The Oklahoma Department of Corrections hired an outside legal firm to represent it in a multi-million dollar lawsuit brought against the agency by Tulsa County after the Oklahoma Attorney General’s Office withdrew from the case.
The withdrawal came following an Attorney General opinion that conflicted with the DOC’s position on jail payments.
The Department of Corrections, Board of Corrections and DOC Director Joe Allbaugh were originally represented by the Oklahoma Attorney General’s Office in the $10 million suit filed in March 2017 by Tulsa County and the Tulsa County Criminal Justice Authority. The lawsuit seeks what Tulsa County says is the unpaid cost of holding state prisoners in the Tulsa County Jail.
However, the Attorney General’s Office asked to withdraw as counsel for the defendants in late 2017, a request that was granted by an Oklahoma County judge on Feb. 2.
The department, board and Allbaugh are now represented in the case by the Tulsa law firm GableGotwals.

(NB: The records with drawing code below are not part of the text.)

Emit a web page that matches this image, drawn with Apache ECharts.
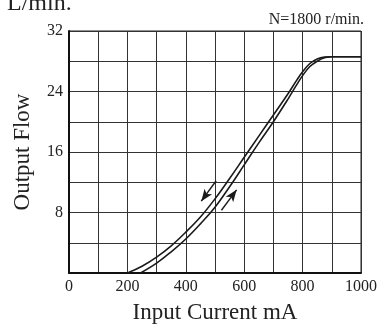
<!DOCTYPE html>
<html>
<head>
<meta charset="utf-8">
<script src="https://cdn.jsdelivr.net/npm/echarts@6/dist/echarts.min.js"></script>
<style>
html,body{margin:0;padding:0;background:#fff;}
#main{width:380px;height:329px;}
</style>
</head>
<body>
<div id="main"></div>
<script>
// 電流上昇側 (右側の線)
var upCurrent = [245, 300, 350, 400, 450, 500, 550, 600, 650, 700, 750, 780, 800, 825, 850, 875, 900, 1000];
var upFlow    = [0, 1.3, 2.8, 4.5, 6.5, 8.7, 11.4, 14.3, 17.2, 20.0, 23.0, 24.9, 26.1, 27.3, 28.0, 28.45, 28.6, 28.6];
// 電流下降側 (左側の線)
var downCurrent = [200, 250, 300, 350, 400, 450, 500, 550, 600, 650, 700, 750, 780, 800, 825, 850, 875, 900, 1000];
var downFlow    = [0, 0.9, 2.1, 3.6, 5.4, 7.4, 9.8, 12.5, 15.3, 18.1, 20.9, 23.7, 25.5, 26.6, 27.7, 28.3, 28.55, 28.6, 28.6];
// 矢印 [始点, 終点]
var arrowDown = [[504, 12.2], [453, 9.5]];
var arrowUp   = [[522, 8.3], [574, 11.0]];
var xLabels = [0, 200, 400, 600, 800, 1000];
var yLabels = [8, 16, 24, 32];

function pairs(xs, ys){
	var out = [];
	for (var i = 0; i < xs.length; i++) out.push([xs[i], ys[i]]);
	return out;
}

var font = 'Liberation Serif';
var chart = echarts.init(document.getElementById('main'));
var option = {
	animation: false,
	textStyle: { fontFamily: font },
	grid: { left: 69, right: 14, top: 31, bottom: 53, show: true, borderColor: '#222', borderWidth: 1 },
	graphic: [
		{ type: 'text', left: 7, top: -8, style: { text: 'L/min.', font: '24px "Liberation Serif"', fill: '#222' } },
		{ type: 'text', right: 16, top: 12, style: { text: 'N=1800 r/min.', font: '16px "Liberation Serif"', fill: '#222' } }
	],
	xAxis: {
		type: 'value', min: 0, max: 1000, interval: 100,
		name: 'Input Current mA', nameLocation: 'middle', nameGap: 28,
		nameTextStyle: { fontSize: 23, color: '#222', fontFamily: font },
		axisLine: { lineStyle: { color: '#111', width: 2 } },
		axisTick: { show: false },
		axisLabel: {
			fontSize: 16, color: '#222', margin: 6, fontFamily: font,
			formatter: function(v){ return xLabels.indexOf(v) >= 0 ? String(v) : ''; }
		},
		splitLine: { lineStyle: { color: '#333', width: 1 } }
	},
	yAxis: {
		type: 'value', min: 0, max: 32, interval: 4,
		name: 'Output Flow', nameLocation: 'middle', nameGap: 35,
		nameTextStyle: { fontSize: 23, color: '#222', fontFamily: font },
		axisLine: { show: true, lineStyle: { color: '#111', width: 2 } },
		axisTick: { show: false },
		axisLabel: {
			fontSize: 16, color: '#222', margin: 6, fontFamily: font,
			formatter: function(v){ return yLabels.indexOf(v) >= 0 ? String(v) : ''; }
		},
		splitLine: { lineStyle: { color: '#333', width: 1 } }
	},
	series: [
		{
			type: 'line', data: pairs(downCurrent, downFlow), smooth: 0.4,
			showSymbol: false, lineStyle: { color: '#1a1a1a', width: 1.6 },
			markLine: {
				silent: true, symbol: ['none', 'arrow'], symbolSize: [7, 12],
				label: { show: false },
				lineStyle: { color: '#1a1a1a', width: 1.4, type: 'solid' },
				data: [
					[{ coord: arrowDown[0] }, { coord: arrowDown[1] }],
					[{ coord: arrowUp[0] }, { coord: arrowUp[1] }]
				]
			}
		},
		{
			type: 'line', data: pairs(upCurrent, upFlow), smooth: 0.4,
			showSymbol: false, lineStyle: { color: '#1a1a1a', width: 1.6 }
		}
	]
};
chart.setOption(option);
</script>
</body>
</html>
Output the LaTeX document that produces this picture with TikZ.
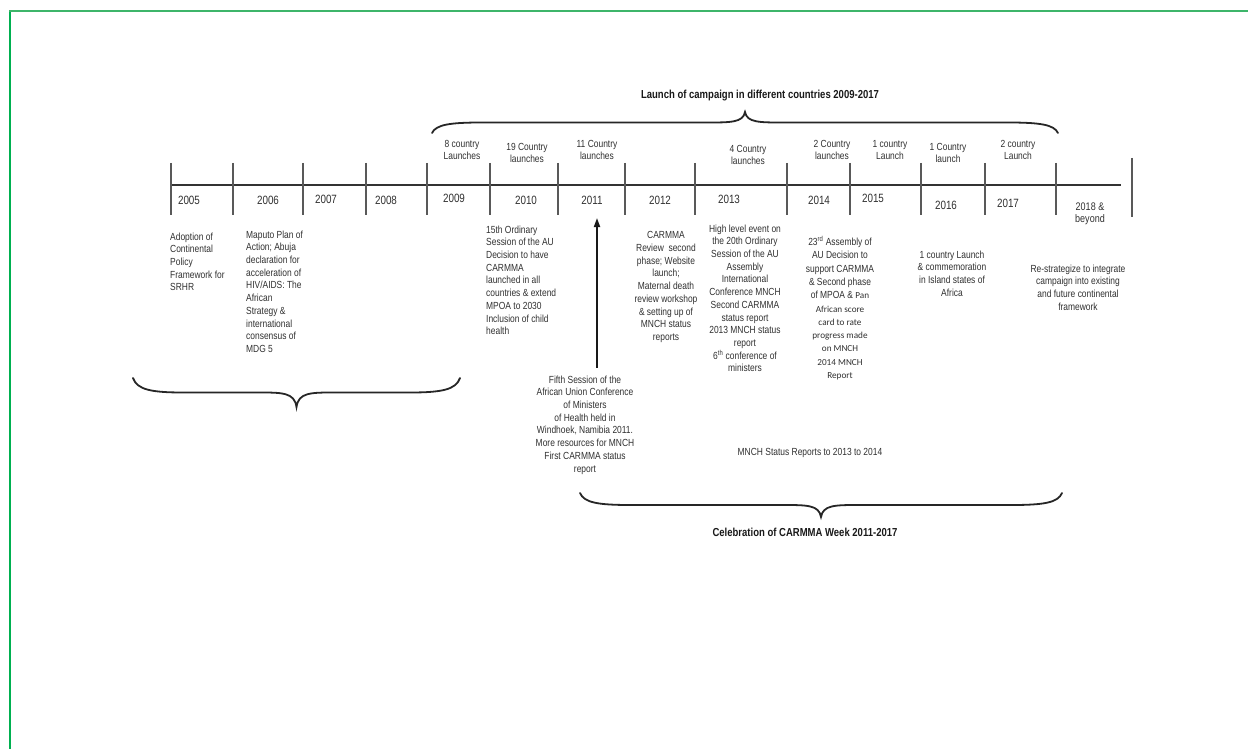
\documentclass[tikz,border=0pt]{standalone}
\usepackage{fontspec}
\setmainfont{Liberation Sans}[FakeStretch=0.82]
\newfontfamily\calfont{Carlito}
\usetikzlibrary{arrows.meta}
\definecolor{framegreen}{HTML}{00B050}
\definecolor{topgreen}{HTML}{3DB56A}
\definecolor{ink}{HTML}{303030}
\newcommand{\calt}{\calfont\fontsize{9.2}{13.3}\selectfont}
\newcommand{\cbrace}[4]{%
  \pgfmathsetmacro\bxm{(#1+#2)/2}%
  \pgfmathsetmacro\byf{#3+(#4)/2}%
  \pgfmathsetmacro\byt{#3+(#4)}%
  \pgfmathsetmacro\byc{#3+0.8*(#4)/2}%
  \pgfmathsetmacro\bxa{#1+50}%
  \pgfmathsetmacro\bxb{\bxm-38}%
  \pgfmathsetmacro\bxc{\bxm+38}%
  \pgfmathsetmacro\bxd{#2-50}%
  \draw[bracestyle] (#1,#3) .. controls (#1+4,\byc) and (#1+18,\byf) .. (\bxa,\byf)
    -- (\bxb,\byf) .. controls (\bxm-14,\byf) and (\bxm-2,\byf) .. (\bxm,\byt)
    .. controls (\bxm+2,\byf) and (\bxm+14,\byf) .. (\bxc,\byf)
    -- (\bxd,\byf) .. controls (#2-18,\byf) and (#2-4,\byc) .. (#2,#3);
}
\tikzset{
  body/.style={font=\fontsize{10.3}{12.7}\selectfont, text=ink, inner sep=0pt},
  yearlbl/.style={font=\fontsize{12}{14}\selectfont, text=ink, inner sep=0pt, align=center},
  launchlbl/.style={font=\fontsize{10.3}{12}\selectfont, text=ink, inner sep=0pt, align=center, anchor=north},
  boldtitle/.style={font=\bfseries\fontsize{11.6}{14}\selectfont, text=black!90, inner sep=0pt},
  bracestyle/.style={line width=1.8pt, draw=black!85, line cap=round},
  yeartick/.style={line width=1.1pt, draw=black!65},
  timeline/.style={line width=1.8pt, draw=black!80},
  arrowline/.style={line width=1.8pt, draw=black!90, -{Triangle[length=9pt,width=6pt]}},
}
\begin{document}
\begin{tikzpicture}[x=1pt,y=-1pt]
\useasboundingbox (0,0) rectangle (1248,749);
% frame
\draw[framegreen, line width=2.5pt] (10,11) -- (10,749);
\draw[topgreen, line width=1.2pt] (9,11) -- (1248,11);

% timeline
\coordinate (tlL) at (171,185);
\coordinate (tlR) at (1121,185);
\draw[timeline] (tlL) -- (tlR);
\foreach \x in {171,233,303,366,427,490,558,625,695,787,850,921,985,1056}
  \draw[yeartick] (\x,163) -- (\x,215);
\draw[yeartick] (1132,158) -- (1132,217);

% years
\node[yearlbl] (y2005) at (189,200) {2005};
\node[yearlbl] (y2006) at (268,200) {2006};
\node[yearlbl] (y2007) at (326,199) {2007};
\node[yearlbl] (y2008) at (386,200) {2008};
\node[yearlbl] (y2009) at (454,198) {2009};
\node[yearlbl] (y2010) at (526,200) {2010};
\node[yearlbl] (y2011) at (592,200) {2011};
\node[yearlbl] (y2012) at (660,200) {2012};
\node[yearlbl] (y2013) at (729,199) {2013};
\node[yearlbl] (y2014) at (819,200) {2014};
\node[yearlbl] (y2015) at (873,198) {2015};
\node[yearlbl] (y2016) at (946,205) {2016};
\node[yearlbl] (y2017) at (1008,203) {2017};
\node[yearlbl, font=\fontsize{11}{12.5}\selectfont] (y2018) at (1090,214) {2018 \&\\beyond};

% launches
\node[launchlbl] (l2009) at (462,140.5) {8 country\\Launches};
\node[launchlbl] (l2010) at (527,143.5) {19 Country\\launches};
\node[launchlbl] (l2011) at (597,140.5) {11 Country\\launches};
\node[launchlbl] (l2013) at (748,145.5) {4 Country\\launches};
\node[launchlbl] (l2014) at (832,140.5) {2 Country\\launches};
\node[launchlbl] (l2015) at (890,140.5) {1 country\\Launch};
\node[launchlbl] (l2016) at (948,143.5) {1 Country\\launch};
\node[launchlbl] (l2017) at (1018,140.5) {2 country\\Launch};

% titles
\node[boldtitle] (launchtitle) at (760,96) {Launch of campaign in different countries 2009-2017};
\node[boldtitle] (celeb) at (805,532) {Celebration of CARMMA Week 2011-2017};

% braces
\cbrace{432}{1058}{133}{-21}
\cbrace{133}{460}{378}{29}
\cbrace{580}{1062}{493}{24}

% events
\node[body, anchor=north west, align=left] (e2005) at (170,232.5) {Adoption of\\Continental\\Policy\\Framework for\\SRHR};
\node[body, anchor=north west, align=left] (e2006) at (246,230.5) {Maputo Plan of\\Action; Abuja\\declaration for\\acceleration of\\HIV/AIDS: The\\African\\Strategy \&\\international\\consensus of\\MDG 5};
\node[body, anchor=north west, align=left] (e2010) at (486,225.5) {15th Ordinary\\Session of the AU\\Decision to have\\CARMMA\\launched in all\\countries \& extend\\MPOA to 2030\\Inclusion of child\\health};
\node[body, anchor=north, align=center] (e2012) at (666,231.5) {CARMMA\\Review\ \ second\\phase; Website\\launch;\\Maternal death\\review workshop\\\& setting up of\\MNCH status\\reports};
\node[body, anchor=north, align=center] (e2013) at (745,224.5) {High level event on\\the 20th Ordinary\\Session of the AU\\Assembly\\International\\Conference MNCH\\Second CARMMA\\status report\\2013 MNCH status\\report\\6\textsuperscript{th} conference of\\ministers};
\node[body, anchor=north, align=center, font=\fontsize{10.3}{13.3}\selectfont] (e2014) at (840,236.5) {23\textsuperscript{rd} Assembly of\\AU Decision to\\support CARMMA\\\& Second phase\\of MPOA \& {\calt Pan}\\{\calt African score}\\{\calt card to rate}\\{\calt progress made}\\{\calt on MNCH}\\{\calt 2014 MNCH}\\{\calt Report}};
\node[body, anchor=north, align=center] (e2016) at (952,250.5) {1 country Launch\\\& commemoration\\in Island states of\\Africa};
\node[body, anchor=north, align=center] (e2018) at (1078,264.5) {Re-strategize to integrate\\campaign into existing\\and future continental\\framework};
\node[body, anchor=north, align=center] (fifth) at (585,375.5) {Fifth Session of the\\African Union Conference\\of Ministers\\of Health held in\\Windhoek, Namibia 2011.\\More resources for MNCH\\First CARMMA status\\report};
\node[body] (mnch) at (810,453) {MNCH Status Reports to 2013 to 2014};

% arrow
\coordinate (arrowtop) at (597,218);
\draw[arrowline] ([yshift=8pt]fifth.north -| arrowtop) -- (arrowtop);
\end{tikzpicture}
\end{document}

According to public documents filed by DOC to obtain representation by the firm, “DOC was advised that the Attorney General’s office had a conflict of interest in this case (wherein it had been providing representation) in light of an opinion, issued by the Attorney General which conflicted with the position of DOC. In light of said opinion, the Attorney General’s office is unable to represent the position of DOC and the named defendants as it would likely require the Attorney General’s office to argue a position in conflict with said opinion by the Attorney General.”
The DOC’s application for private counsel indicates the cost to the agency could be more than $20,000 should the case go to trial. DOC spokesman Matt Elliott said the department does not comment on pending litigation.
The Attorney General opinion in question, issued in May 2017, states that the “three day rule” — which required county jails to send sentencing paperwork to DOC within three days of an inmate being sentenced to prison — was unconstitutional. If the paperwork was not sent within three days, the county would bear the cost of housing the now-state prisoner — a violation of the Oklahoma Constitution’s requirement that only the state may bear the cost of state prisoners, the opinion states.
The opinion also cites a 2015 case brought against DOC by Bryan County, in which the Oklahoma Court of Criminal Appeals ruled that county support of a state penal institution is unconstitutional. In its response to the lawsuit prior to withdrawing, the Attorney General’s Office said it did not intend to challenge the appeals court ruling in that case.
Part of Tulsa County’s amended lawsuit against the department, filed in January, includes costs that were not paid to the county by DOC under the three-day rule. The county had also had a study performed by an outside consulting firm that found the cost of housing an inmate sentenced to prison was, on average, $55.81 per day — double the $27 per day paid by the state, though the Attorney General’s Office argued in court filings that counties cannot set their own reimbursement rate for prisoners. The amended petition asks for more than $11 million in unpaid costs.
Assistant Tulsa County District Attorney Douglas Wilson, who is representing Tulsa County and the Criminal Justice Authority in the case, said the withdrawal of the Attorney General’s Office from representing a state agency in such a case is rare.
“I can’t recall ever seeing it, and I’m going on 30 years (as an attorney),” Wilson said.
Tulsa County’s lawsuit also cites a previous Attorney General opinions, such as one in 2011 that held the state must pay costs in excess of the $27 per day requirement to house prisoners if the actual cost to a jail exceeds the $27.
“The state of Oklahoma pays for prisons and it can’t cheat and reach into the pockets of counties to try and make some of the payments,” Wilson said. “There have been a number of different ways the state has tried to do that, but the Supreme Court has always rejected them, relying on this constitutional provision.”
The county’s amended petition, Wilson said, explicitly names the state of Oklahoma as a defendant in the lawsuit in addition to the department, board and director of the corrections department.
“In the end, I don’t care which agency pays the bill,” Wilson said, “the state of Oklahoma has to pay it, not the counties.”
Though DOC, the Board of Corrections and Allbaugh are now represented by a private firm, court filings show the State of Oklahoma, which is also a defendant in the suit, now has no attorney of record in the case after the withdrawal of the Attorney General’s Office.
A spokesman for the Attorney General’s Office said Tuesday that the AG’s office has no plans on re-entering the case.